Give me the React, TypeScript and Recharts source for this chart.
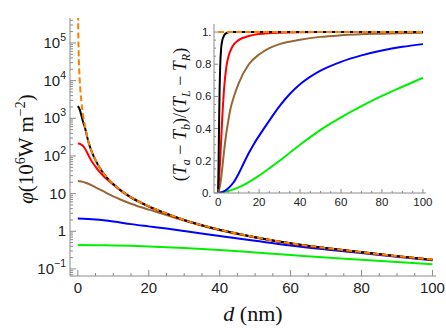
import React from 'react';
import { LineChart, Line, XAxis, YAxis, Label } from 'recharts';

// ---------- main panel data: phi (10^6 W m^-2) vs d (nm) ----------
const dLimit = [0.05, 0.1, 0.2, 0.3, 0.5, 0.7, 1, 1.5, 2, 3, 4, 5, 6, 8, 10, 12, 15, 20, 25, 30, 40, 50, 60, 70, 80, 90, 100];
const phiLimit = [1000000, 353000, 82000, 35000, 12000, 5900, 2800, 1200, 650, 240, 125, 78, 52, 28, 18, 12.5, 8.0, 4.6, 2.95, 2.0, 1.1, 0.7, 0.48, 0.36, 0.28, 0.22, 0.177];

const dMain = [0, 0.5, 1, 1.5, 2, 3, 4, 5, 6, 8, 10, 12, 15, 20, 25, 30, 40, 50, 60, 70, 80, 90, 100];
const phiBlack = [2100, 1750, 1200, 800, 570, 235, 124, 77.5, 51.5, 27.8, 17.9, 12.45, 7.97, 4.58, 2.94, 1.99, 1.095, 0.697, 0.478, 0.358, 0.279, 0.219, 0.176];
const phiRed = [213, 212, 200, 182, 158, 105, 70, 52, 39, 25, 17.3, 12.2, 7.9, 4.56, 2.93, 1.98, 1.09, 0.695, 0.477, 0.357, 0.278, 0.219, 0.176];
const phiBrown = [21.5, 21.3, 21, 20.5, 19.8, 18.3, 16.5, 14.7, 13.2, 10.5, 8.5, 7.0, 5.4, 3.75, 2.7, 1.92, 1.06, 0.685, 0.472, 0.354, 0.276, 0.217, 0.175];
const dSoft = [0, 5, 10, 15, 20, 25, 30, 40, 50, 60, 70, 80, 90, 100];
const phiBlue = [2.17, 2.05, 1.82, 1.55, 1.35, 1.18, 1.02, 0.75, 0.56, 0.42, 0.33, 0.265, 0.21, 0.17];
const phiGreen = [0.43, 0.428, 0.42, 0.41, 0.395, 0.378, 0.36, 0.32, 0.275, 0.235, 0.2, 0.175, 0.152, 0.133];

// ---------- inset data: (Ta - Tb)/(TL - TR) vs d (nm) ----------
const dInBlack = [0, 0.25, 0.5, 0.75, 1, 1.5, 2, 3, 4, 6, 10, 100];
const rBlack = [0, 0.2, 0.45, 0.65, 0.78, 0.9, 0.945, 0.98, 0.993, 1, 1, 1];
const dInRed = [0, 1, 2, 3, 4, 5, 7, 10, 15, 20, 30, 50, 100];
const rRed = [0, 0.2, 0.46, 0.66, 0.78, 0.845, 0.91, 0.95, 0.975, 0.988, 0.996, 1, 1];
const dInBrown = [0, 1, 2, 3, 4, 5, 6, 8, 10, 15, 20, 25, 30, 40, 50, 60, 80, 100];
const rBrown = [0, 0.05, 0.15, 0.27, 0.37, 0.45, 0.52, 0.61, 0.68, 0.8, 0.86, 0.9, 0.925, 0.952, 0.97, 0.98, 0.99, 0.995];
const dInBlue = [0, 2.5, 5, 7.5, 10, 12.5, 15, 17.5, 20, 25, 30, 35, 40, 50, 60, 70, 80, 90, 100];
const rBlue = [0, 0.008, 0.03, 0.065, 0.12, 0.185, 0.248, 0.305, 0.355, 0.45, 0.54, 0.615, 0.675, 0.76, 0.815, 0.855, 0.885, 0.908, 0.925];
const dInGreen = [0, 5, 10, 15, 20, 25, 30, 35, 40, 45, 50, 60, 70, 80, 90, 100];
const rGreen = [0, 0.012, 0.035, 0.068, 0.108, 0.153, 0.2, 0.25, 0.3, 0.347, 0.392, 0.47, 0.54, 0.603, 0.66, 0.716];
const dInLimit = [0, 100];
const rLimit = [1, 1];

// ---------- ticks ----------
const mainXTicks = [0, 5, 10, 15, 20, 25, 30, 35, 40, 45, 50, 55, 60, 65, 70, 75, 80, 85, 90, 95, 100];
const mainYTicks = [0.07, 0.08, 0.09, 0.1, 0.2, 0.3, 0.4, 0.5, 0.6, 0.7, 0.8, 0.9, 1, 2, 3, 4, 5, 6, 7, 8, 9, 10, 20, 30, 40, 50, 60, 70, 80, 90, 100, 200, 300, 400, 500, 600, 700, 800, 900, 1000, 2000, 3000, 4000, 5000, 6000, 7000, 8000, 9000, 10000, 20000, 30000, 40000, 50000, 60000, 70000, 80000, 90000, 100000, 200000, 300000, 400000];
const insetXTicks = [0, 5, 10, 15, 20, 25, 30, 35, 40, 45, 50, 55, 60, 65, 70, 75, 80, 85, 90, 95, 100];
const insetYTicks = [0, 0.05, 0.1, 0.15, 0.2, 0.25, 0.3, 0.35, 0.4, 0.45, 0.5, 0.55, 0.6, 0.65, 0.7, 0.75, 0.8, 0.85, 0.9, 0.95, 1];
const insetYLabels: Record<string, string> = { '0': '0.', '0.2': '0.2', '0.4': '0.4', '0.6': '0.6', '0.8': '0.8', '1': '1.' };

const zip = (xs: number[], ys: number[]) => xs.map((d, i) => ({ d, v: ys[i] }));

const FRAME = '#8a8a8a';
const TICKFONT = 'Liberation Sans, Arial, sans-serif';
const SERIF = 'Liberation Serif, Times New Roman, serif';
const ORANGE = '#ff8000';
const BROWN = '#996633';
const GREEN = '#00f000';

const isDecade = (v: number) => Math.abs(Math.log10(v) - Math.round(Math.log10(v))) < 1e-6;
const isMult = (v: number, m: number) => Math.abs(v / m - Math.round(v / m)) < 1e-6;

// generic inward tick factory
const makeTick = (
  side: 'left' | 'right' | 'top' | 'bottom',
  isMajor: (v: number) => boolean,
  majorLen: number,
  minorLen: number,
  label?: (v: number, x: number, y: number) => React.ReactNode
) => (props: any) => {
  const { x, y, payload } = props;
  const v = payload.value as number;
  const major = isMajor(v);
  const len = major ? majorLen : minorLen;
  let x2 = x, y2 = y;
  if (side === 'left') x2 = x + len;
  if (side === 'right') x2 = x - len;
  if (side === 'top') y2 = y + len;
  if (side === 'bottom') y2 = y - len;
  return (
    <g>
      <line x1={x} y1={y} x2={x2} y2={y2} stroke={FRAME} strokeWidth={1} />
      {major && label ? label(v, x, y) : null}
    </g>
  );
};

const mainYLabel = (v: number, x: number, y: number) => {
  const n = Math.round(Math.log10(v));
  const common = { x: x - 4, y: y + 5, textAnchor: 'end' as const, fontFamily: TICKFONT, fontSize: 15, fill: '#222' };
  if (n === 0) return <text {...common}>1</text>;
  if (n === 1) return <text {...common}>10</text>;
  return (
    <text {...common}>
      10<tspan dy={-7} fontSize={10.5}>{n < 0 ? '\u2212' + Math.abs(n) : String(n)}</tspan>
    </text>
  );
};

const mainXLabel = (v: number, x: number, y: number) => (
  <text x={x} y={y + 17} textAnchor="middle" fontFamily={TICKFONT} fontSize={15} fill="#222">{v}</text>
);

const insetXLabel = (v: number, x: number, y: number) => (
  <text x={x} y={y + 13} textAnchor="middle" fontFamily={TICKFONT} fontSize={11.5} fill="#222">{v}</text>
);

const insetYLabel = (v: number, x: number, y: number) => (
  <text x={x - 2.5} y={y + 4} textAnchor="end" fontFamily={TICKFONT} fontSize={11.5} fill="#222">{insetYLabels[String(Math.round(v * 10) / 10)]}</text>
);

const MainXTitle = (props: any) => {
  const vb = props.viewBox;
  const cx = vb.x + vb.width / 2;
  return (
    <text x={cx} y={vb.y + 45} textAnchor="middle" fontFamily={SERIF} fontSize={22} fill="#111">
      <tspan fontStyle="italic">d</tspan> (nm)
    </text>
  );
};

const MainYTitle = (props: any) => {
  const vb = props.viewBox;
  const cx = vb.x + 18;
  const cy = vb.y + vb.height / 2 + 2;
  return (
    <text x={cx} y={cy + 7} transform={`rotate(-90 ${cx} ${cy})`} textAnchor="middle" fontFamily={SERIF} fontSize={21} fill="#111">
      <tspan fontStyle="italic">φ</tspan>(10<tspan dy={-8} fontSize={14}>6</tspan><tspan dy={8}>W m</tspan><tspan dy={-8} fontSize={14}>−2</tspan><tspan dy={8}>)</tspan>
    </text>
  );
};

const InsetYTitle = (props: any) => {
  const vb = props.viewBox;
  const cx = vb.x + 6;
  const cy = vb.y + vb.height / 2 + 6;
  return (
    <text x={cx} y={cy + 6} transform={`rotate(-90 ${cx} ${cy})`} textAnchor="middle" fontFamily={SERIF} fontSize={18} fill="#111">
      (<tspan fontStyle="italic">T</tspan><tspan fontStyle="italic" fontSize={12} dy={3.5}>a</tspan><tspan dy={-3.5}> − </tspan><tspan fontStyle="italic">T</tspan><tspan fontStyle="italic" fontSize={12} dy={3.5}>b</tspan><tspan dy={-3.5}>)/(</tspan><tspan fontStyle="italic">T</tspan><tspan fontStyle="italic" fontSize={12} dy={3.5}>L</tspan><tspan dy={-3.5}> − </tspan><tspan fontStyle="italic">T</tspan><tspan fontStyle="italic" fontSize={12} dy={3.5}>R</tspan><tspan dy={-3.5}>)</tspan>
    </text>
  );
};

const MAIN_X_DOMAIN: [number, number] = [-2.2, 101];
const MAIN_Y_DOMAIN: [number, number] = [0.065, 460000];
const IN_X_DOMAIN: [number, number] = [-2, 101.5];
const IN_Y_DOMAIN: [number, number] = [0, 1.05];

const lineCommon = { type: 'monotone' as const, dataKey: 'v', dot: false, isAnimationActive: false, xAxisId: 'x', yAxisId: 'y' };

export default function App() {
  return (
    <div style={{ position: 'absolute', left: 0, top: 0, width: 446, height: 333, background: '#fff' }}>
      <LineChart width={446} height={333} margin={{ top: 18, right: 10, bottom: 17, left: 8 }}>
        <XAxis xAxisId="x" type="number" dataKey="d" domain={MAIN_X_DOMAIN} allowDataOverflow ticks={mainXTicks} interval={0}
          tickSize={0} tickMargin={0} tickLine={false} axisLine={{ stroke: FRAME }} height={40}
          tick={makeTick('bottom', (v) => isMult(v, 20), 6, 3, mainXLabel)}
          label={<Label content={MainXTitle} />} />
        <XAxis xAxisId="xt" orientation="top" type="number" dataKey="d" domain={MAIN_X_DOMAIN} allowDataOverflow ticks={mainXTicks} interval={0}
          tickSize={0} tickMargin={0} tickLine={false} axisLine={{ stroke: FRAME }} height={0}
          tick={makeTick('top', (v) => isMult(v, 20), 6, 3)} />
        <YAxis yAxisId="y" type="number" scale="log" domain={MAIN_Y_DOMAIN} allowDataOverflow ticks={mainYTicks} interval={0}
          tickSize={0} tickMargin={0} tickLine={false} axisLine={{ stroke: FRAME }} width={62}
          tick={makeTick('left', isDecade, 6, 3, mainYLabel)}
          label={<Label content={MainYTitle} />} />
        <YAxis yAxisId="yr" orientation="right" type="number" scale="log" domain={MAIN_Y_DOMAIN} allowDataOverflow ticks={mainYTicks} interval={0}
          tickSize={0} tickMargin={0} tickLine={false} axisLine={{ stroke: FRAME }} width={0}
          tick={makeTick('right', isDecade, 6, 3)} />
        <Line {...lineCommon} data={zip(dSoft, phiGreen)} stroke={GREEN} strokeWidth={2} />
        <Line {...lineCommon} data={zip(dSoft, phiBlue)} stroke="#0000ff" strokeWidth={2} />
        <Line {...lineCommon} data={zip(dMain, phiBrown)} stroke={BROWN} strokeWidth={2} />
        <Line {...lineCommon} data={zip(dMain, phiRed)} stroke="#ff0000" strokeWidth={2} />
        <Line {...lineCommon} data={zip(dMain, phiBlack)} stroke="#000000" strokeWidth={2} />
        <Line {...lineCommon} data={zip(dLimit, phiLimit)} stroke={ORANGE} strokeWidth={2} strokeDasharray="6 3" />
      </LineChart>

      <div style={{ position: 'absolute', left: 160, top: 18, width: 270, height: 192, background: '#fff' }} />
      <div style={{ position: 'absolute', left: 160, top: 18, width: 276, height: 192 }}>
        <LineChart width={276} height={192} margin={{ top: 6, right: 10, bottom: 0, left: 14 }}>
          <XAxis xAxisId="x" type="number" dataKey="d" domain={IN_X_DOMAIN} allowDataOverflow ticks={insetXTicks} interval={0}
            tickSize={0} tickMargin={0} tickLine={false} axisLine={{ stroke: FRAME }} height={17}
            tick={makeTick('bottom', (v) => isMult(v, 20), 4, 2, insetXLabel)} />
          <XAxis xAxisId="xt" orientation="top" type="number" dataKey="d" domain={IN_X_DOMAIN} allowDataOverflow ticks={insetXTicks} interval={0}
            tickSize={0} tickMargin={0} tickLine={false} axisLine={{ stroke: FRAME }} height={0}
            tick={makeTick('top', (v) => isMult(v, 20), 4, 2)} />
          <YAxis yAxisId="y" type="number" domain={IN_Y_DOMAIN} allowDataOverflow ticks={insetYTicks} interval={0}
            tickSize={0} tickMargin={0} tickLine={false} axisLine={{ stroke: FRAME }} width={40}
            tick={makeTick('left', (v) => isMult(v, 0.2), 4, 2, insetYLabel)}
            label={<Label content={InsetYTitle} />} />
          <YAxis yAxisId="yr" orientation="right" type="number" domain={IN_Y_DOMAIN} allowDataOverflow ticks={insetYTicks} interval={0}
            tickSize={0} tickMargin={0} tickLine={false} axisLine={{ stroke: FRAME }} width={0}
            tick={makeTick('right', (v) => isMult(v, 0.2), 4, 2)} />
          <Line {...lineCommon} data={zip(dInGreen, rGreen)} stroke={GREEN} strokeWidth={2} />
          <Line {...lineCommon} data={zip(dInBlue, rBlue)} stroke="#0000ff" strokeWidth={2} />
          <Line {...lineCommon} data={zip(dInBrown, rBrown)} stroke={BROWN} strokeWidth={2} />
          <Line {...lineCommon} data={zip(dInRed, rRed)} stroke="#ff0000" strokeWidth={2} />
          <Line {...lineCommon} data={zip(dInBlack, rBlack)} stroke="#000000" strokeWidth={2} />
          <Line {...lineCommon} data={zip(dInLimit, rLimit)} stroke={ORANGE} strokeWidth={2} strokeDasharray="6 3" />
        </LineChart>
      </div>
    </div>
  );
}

***

*WHAT IS REQUIRED*:
Leave out the pictures, then repeat the listing above exactly from its first line to the line with "0.175, 0.152, 0.133];", inclusive.

*ANSWER TO THE EXERCISE*:
Give me the React, TypeScript and Recharts source for this chart.
import React from 'react';
import { LineChart, Line, XAxis, YAxis, Label } from 'recharts';

// ---------- main panel data: phi (10^6 W m^-2) vs d (nm) ----------
const dLimit = [0.05, 0.1, 0.2, 0.3, 0.5, 0.7, 1, 1.5, 2, 3, 4, 5, 6, 8, 10, 12, 15, 20, 25, 30, 40, 50, 60, 70, 80, 90, 100];
const phiLimit = [1000000, 353000, 82000, 35000, 12000, 5900, 2800, 1200, 650, 240, 125, 78, 52, 28, 18, 12.5, 8.0, 4.6, 2.95, 2.0, 1.1, 0.7, 0.48, 0.36, 0.28, 0.22, 0.177];

const dMain = [0, 0.5, 1, 1.5, 2, 3, 4, 5, 6, 8, 10, 12, 15, 20, 25, 30, 40, 50, 60, 70, 80, 90, 100];
const phiBlack = [2100, 1750, 1200, 800, 570, 235, 124, 77.5, 51.5, 27.8, 17.9, 12.45, 7.97, 4.58, 2.94, 1.99, 1.095, 0.697, 0.478, 0.358, 0.279, 0.219, 0.176];
const phiRed = [213, 212, 200, 182, 158, 105, 70, 52, 39, 25, 17.3, 12.2, 7.9, 4.56, 2.93, 1.98, 1.09, 0.695, 0.477, 0.357, 0.278, 0.219, 0.176];
const phiBrown = [21.5, 21.3, 21, 20.5, 19.8, 18.3, 16.5, 14.7, 13.2, 10.5, 8.5, 7.0, 5.4, 3.75, 2.7, 1.92, 1.06, 0.685, 0.472, 0.354, 0.276, 0.217, 0.175];
const dSoft = [0, 5, 10, 15, 20, 25, 30, 40, 50, 60, 70, 80, 90, 100];
const phiBlue = [2.17, 2.05, 1.82, 1.55, 1.35, 1.18, 1.02, 0.75, 0.56, 0.42, 0.33, 0.265, 0.21, 0.17];
const phiGreen = [0.43, 0.428, 0.42, 0.41, 0.395, 0.378, 0.36, 0.32, 0.275, 0.235, 0.2, 0.175, 0.152, 0.133];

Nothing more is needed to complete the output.